» DATA EXCERPT:
^^^^
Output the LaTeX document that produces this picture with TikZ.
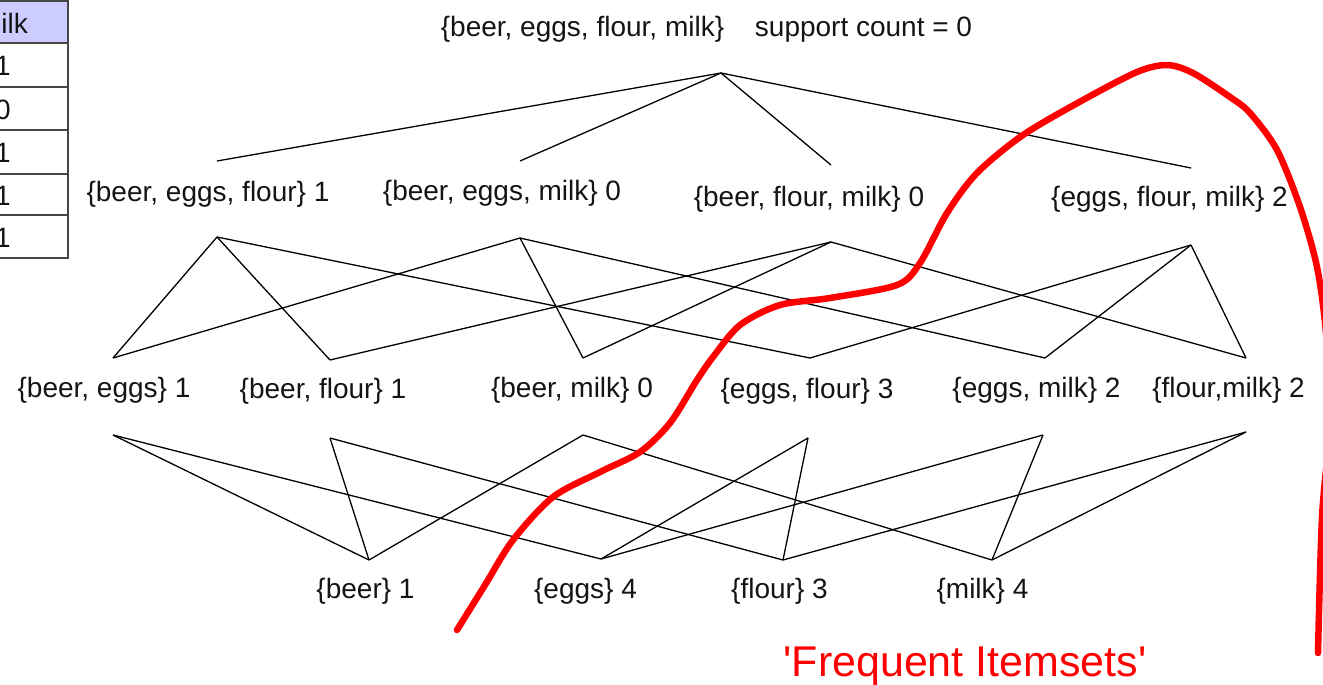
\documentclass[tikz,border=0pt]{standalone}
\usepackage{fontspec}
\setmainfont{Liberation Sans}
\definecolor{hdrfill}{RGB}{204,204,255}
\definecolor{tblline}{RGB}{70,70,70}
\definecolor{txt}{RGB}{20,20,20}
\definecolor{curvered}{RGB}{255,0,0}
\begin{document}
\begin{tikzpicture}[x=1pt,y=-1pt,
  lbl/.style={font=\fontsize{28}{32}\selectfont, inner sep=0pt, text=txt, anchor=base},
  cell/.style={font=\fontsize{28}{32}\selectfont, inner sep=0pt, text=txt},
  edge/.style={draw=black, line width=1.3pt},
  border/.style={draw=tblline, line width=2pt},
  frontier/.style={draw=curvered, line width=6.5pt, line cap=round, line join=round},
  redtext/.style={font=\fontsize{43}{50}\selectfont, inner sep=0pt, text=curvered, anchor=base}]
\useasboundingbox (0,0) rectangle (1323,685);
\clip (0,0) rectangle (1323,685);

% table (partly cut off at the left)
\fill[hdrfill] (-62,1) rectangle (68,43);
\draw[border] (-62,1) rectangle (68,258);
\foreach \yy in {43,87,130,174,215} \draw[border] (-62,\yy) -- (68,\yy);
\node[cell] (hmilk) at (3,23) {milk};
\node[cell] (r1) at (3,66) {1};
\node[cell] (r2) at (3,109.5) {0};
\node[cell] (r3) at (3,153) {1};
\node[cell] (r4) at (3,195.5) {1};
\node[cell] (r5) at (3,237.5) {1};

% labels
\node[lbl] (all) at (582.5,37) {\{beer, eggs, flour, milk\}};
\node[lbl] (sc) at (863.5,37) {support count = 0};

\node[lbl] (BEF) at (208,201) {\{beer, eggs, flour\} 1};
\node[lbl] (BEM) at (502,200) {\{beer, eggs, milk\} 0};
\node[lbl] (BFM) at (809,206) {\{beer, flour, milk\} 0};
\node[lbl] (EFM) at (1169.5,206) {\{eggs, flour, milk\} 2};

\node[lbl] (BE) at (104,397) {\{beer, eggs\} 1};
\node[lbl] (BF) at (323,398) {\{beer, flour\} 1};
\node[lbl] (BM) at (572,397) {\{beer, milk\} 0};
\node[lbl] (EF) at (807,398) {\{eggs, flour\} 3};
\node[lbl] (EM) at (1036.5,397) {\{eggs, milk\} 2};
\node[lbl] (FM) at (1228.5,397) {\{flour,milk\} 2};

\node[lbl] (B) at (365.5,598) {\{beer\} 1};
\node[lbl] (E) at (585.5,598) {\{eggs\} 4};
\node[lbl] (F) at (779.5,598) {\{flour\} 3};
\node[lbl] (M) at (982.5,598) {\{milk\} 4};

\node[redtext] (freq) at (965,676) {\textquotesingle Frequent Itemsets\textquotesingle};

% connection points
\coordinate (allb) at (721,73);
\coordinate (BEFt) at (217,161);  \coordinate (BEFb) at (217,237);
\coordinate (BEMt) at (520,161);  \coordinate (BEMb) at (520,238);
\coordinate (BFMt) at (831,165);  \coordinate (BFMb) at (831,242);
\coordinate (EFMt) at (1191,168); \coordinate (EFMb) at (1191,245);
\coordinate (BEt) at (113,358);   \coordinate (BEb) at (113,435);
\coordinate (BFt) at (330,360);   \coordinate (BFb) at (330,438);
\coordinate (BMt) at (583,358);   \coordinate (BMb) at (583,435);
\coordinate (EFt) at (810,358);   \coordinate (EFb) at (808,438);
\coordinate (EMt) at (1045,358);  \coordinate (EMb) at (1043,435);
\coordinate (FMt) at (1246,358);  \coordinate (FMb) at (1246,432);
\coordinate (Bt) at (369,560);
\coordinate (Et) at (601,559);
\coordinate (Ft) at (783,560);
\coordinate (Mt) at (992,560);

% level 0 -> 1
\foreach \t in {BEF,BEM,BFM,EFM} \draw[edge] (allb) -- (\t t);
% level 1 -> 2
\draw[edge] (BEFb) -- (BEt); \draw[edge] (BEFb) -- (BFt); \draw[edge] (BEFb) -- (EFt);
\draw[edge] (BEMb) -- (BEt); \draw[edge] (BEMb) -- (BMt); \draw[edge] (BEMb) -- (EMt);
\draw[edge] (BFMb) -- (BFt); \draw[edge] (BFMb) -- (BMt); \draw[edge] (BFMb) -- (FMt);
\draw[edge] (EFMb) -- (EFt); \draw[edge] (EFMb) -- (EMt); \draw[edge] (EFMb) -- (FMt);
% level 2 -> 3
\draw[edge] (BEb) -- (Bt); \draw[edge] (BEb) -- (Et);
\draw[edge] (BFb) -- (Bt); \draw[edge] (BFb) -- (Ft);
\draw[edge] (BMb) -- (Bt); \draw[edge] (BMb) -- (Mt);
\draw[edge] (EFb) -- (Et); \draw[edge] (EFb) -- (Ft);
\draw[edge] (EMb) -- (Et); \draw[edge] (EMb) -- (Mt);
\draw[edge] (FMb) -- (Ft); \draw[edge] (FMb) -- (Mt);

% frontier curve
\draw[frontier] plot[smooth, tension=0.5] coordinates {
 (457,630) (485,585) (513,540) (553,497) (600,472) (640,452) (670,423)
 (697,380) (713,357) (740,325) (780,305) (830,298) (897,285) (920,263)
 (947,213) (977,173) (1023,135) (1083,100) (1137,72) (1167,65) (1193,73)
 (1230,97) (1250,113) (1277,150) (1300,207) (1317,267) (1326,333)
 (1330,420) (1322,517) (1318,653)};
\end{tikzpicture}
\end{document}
^^^^
» WHAT TO WORK ON:
Output exactly the span of lines from the top of the listing through the line holding "(freq) at (965,676)", and leave every picture out.

» ANSWER TO THE EXERCISE:
Output the LaTeX document that produces this picture with TikZ.
\documentclass[tikz,border=0pt]{standalone}
\usepackage{fontspec}
\setmainfont{Liberation Sans}
\definecolor{hdrfill}{RGB}{204,204,255}
\definecolor{tblline}{RGB}{70,70,70}
\definecolor{txt}{RGB}{20,20,20}
\definecolor{curvered}{RGB}{255,0,0}
\begin{document}
\begin{tikzpicture}[x=1pt,y=-1pt,
  lbl/.style={font=\fontsize{28}{32}\selectfont, inner sep=0pt, text=txt, anchor=base},
  cell/.style={font=\fontsize{28}{32}\selectfont, inner sep=0pt, text=txt},
  edge/.style={draw=black, line width=1.3pt},
  border/.style={draw=tblline, line width=2pt},
  frontier/.style={draw=curvered, line width=6.5pt, line cap=round, line join=round},
  redtext/.style={font=\fontsize{43}{50}\selectfont, inner sep=0pt, text=curvered, anchor=base}]
\useasboundingbox (0,0) rectangle (1323,685);
\clip (0,0) rectangle (1323,685);

% table (partly cut off at the left)
\fill[hdrfill] (-62,1) rectangle (68,43);
\draw[border] (-62,1) rectangle (68,258);
\foreach \yy in {43,87,130,174,215} \draw[border] (-62,\yy) -- (68,\yy);
\node[cell] (hmilk) at (3,23) {milk};
\node[cell] (r1) at (3,66) {1};
\node[cell] (r2) at (3,109.5) {0};
\node[cell] (r3) at (3,153) {1};
\node[cell] (r4) at (3,195.5) {1};
\node[cell] (r5) at (3,237.5) {1};

% labels
\node[lbl] (all) at (582.5,37) {\{beer, eggs, flour, milk\}};
\node[lbl] (sc) at (863.5,37) {support count = 0};

\node[lbl] (BEF) at (208,201) {\{beer, eggs, flour\} 1};
\node[lbl] (BEM) at (502,200) {\{beer, eggs, milk\} 0};
\node[lbl] (BFM) at (809,206) {\{beer, flour, milk\} 0};
\node[lbl] (EFM) at (1169.5,206) {\{eggs, flour, milk\} 2};

\node[lbl] (BE) at (104,397) {\{beer, eggs\} 1};
\node[lbl] (BF) at (323,398) {\{beer, flour\} 1};
\node[lbl] (BM) at (572,397) {\{beer, milk\} 0};
\node[lbl] (EF) at (807,398) {\{eggs, flour\} 3};
\node[lbl] (EM) at (1036.5,397) {\{eggs, milk\} 2};
\node[lbl] (FM) at (1228.5,397) {\{flour,milk\} 2};

\node[lbl] (B) at (365.5,598) {\{beer\} 1};
\node[lbl] (E) at (585.5,598) {\{eggs\} 4};
\node[lbl] (F) at (779.5,598) {\{flour\} 3};
\node[lbl] (M) at (982.5,598) {\{milk\} 4};

\node[redtext] (freq) at (965,676) {\textquotesingle Frequent Itemsets\textquotesingle};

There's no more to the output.